The output from T900 is a point cloud that describes the flanks of a spiral bevel or hypoid gear set. A gear tooth is divided into a 13- (profile) by-10 (length) grid for each flank; therefore 260 unique points describe each tooth. For this analysis these discrete points were bridged together using Siemens NX 8.5 CAD software. The point cloud was connected in the profile and lengthwise direction with curves generated by a cubic, polynomial regression. Once the lattice of curves is generated the curves are used as ribs to create a bi-cubic surface. Figure 9 shows the tooth surface generated from the T900 point cloud in gray.
The face width of the part is broken into 10 segments for the calculation; addendum and dedendum are also broken into 10 segments. The part being modeled has a short addendum and long dedendum. Figure 10 shows the calculated points and solid model sectioned through the normal plane (Fig. 9) of a tooth.
A linear measurement normal to the T900 surface to each calculated point is used to measure the deviation between the calculated points and the surface. The normal tooth thicknesses at the toe and heel will be omitted in the comparison, as these points are beyond the bounds of the T900 surface. The absolute values of the measured deviations for each flank are given (Tables 2 and 3).

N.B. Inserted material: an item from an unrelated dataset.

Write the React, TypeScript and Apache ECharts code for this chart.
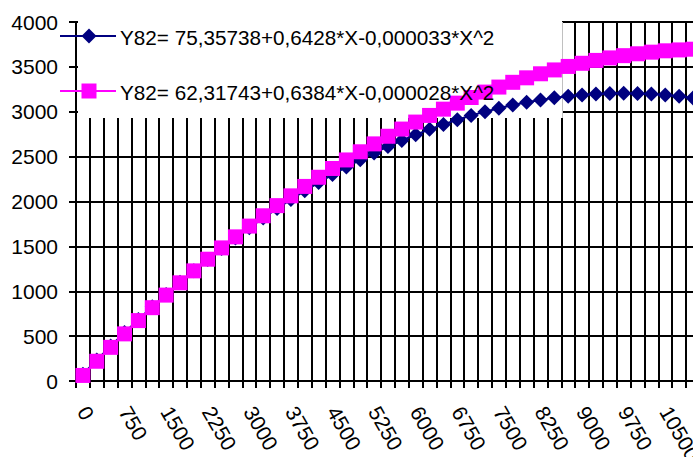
import React, { useEffect, useRef } from "react";
import * as echarts from "echarts";

const categories: string[] = [
  "0", "250", "500", "750", "1000", "1250", "1500", "1750", "2000", "2250",
  "2500", "2750", "3000", "3250", "3500", "3750", "4000", "4250", "4500", "4750",
  "5000", "5250", "5500", "5750", "6000", "6250", "6500", "6750", "7000", "7250",
  "7500", "7750", "8000", "8250", "8500", "8750", "9000", "9250", "9500", "9750",
  "10000", "10250", "10500", "10750", "11000",
];

const navyValues: number[] = [
  75, 234, 389, 539, 685, 827, 965, 1099, 1229, 1355,
  1476, 1594, 1707, 1816, 1921, 2022, 2119, 2211, 2300, 2384,
  2464, 2541, 2613, 2680, 2744, 2804, 2859, 2911, 2958, 3001,
  3040, 3075, 3106, 3132, 3155, 3173, 3188, 3198, 3204, 3206,
  3203, 3197, 3187, 3172, 3153,
];

const magentaValues: number[] = [
  62, 220, 375, 525, 673, 817, 957, 1094, 1227, 1357,
  1483, 1606, 1726, 1841, 1954, 2063, 2168, 2270, 2368, 2463,
  2554, 2642, 2727, 2807, 2885, 2959, 3029, 3096, 3159, 3219,
  3275, 3328, 3378, 3423, 3466, 3505, 3540, 3572, 3600, 3625,
  3646, 3664, 3679, 3689, 3697,
];

const navyLabel = "Y82= 75,35738+0,6428*X-0,000033*X^2";
const magentaLabel = "Y82= 62,31743+0,6384*X-0,000028*X^2";

const FONT = "'Liberation Sans', Arial, sans-serif";

export default function App() {
  const ref = useRef<HTMLDivElement>(null);

  useEffect(() => {
    if (!ref.current) return;
    const chart = echarts.init(ref.current, null, { renderer: "svg" });
    const catW = 13.865;
    chart.setOption({
      animation: false,
      backgroundColor: "#ffffff",
      textStyle: { fontFamily: FONT },
      grid: {
        left: 76,
        top: 22,
        width: catW * categories.length,
        height: 359,
        show: true,
        borderColor: "#808080",
        borderWidth: 2,
        backgroundColor: "#ffffff",
        containLabel: false,
        outerBoundsMode: "none",
      },
      xAxis: {
        type: "category",
        data: categories,
        boundaryGap: true,
        axisLine: { show: true, lineStyle: { color: "#000", width: 2 } },
        axisTick: { show: true, interval: 0, length: 7, lineStyle: { color: "#000", width: 2 } },
        axisLabel: {
          interval: 2,
          rotate: -60,
          margin: 27,
          color: "#000",
          fontSize: 21,
          fontFamily: FONT,
        },
        splitLine: { show: true, interval: 0, lineStyle: { color: "#000", width: 2 } },
      },
      yAxis: {
        type: "value",
        min: 0,
        max: 4000,
        interval: 500,
        axisLine: { show: true, lineStyle: { color: "#000", width: 2 } },
        axisTick: { show: true, length: 7, lineStyle: { color: "#000", width: 2 } },
        axisLabel: {
          margin: 18,
          color: "#000",
          fontSize: 21,
          fontFamily: FONT,
          formatter: (v: number) => String(v),
        },
        splitLine: { show: true, lineStyle: { color: "#000", width: 2 } },
      },
      series: [
        {
          type: "line",
          name: navyLabel,
          data: navyValues,
          symbol: "diamond",
          symbolSize: 15,
          showAllSymbol: true,
          itemStyle: { color: "#000080" },
          lineStyle: { color: "#000080", width: 2 },
          z: 3,
        },
        {
          type: "line",
          name: magentaLabel,
          data: magentaValues,
          symbol: "rect",
          symbolSize: 15,
          showAllSymbol: true,
          itemStyle: { color: "#ff00ff" },
          lineStyle: { color: "#ff00ff", width: 2 },
          z: 4,
        },
      ],
      graphic: [
        {
          type: "rect",
          z: 1,
          shape: { x: 78, y: 0, width: 484, height: 118 },
          style: { fill: "#ffffff" },
        },
        {
          type: "line",
          z: 1,
          shape: { x1: 562.5, y1: 22, x2: 562.5, y2: 118 },
          style: { stroke: "#c0c0c0", lineWidth: 1 },
        },
        {
          type: "line",
          z: 10,
          shape: { x1: 60, y1: 36, x2: 116, y2: 36 },
          style: { stroke: "#000080", lineWidth: 2 },
        },
        {
          type: "polygon",
          z: 10,
          shape: { points: [[89, 28.5], [96.5, 36], [89, 43.5], [81.5, 36]] },
          style: { fill: "#000080" },
        },
        {
          type: "text",
          z: 10,
          x: 120,
          y: 37,
          style: {
            text: navyLabel,
            fill: "#000",
            font: `20.7px ${FONT}`,
            textVerticalAlign: "middle",
            verticalAlign: "middle",
          },
        },
        {
          type: "line",
          z: 10,
          shape: { x1: 60, y1: 91, x2: 116, y2: 91 },
          style: { stroke: "#ff00ff", lineWidth: 2 },
        },
        {
          type: "rect",
          z: 10,
          shape: { x: 81.5, y: 83.5, width: 15, height: 15 },
          style: { fill: "#ff00ff" },
        },
        {
          type: "text",
          z: 10,
          x: 120,
          y: 92,
          style: {
            text: magentaLabel,
            fill: "#000",
            font: `20.7px ${FONT}`,
            textVerticalAlign: "middle",
            verticalAlign: "middle",
          },
        },
      ],
    });
    return () => {
      chart.dispose();
    };
  }, []);

  return (
    <div
      style={{
        position: "fixed",
        left: 0,
        top: 0,
        width: 693,
        height: 457,
        overflow: "hidden",
        background: "#fff",
      }}
    >
      <div ref={ref} style={{ width: 720, height: 457 }} />
    </div>
  );
}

The red values are measured deviations that exceed one onethousandth of an inch. Overall, the results depict a model that very closely approximates the flanks predicted by the Gleason Works T900 software. The average deviation for each normal cross-section in the lengthwise direction is displayed in Table 4.
Conclusion
The purpose of this presentation is to describe a procedure for calculating a very close approximation of the geometry of a spiral bevel gear tooth.
This method is built upon the techniques and formulas described in AGMA 929-A06.
The second portion of the document compared the results of this method with the results from a proven Gleason software package.
The results are extremely close.
Many models have been generated since this original case study, and the subsequent models correlate well with the geometry predicted by Gleason software.
The model described throughout this document should not be used for advanced analysis (i.e., finite element or the like), as the models created from this method do not have any modifications to the tooth flanks to adjust or optimize the tooth contact pattern.
At present AGMA’s Bevel Gear Committee is working on revising the formulas in AGMA 929-A06 to adopt the generalized formulas described here. The technique of utilizing generalized formulas will expand the capabilities of AGMA 929.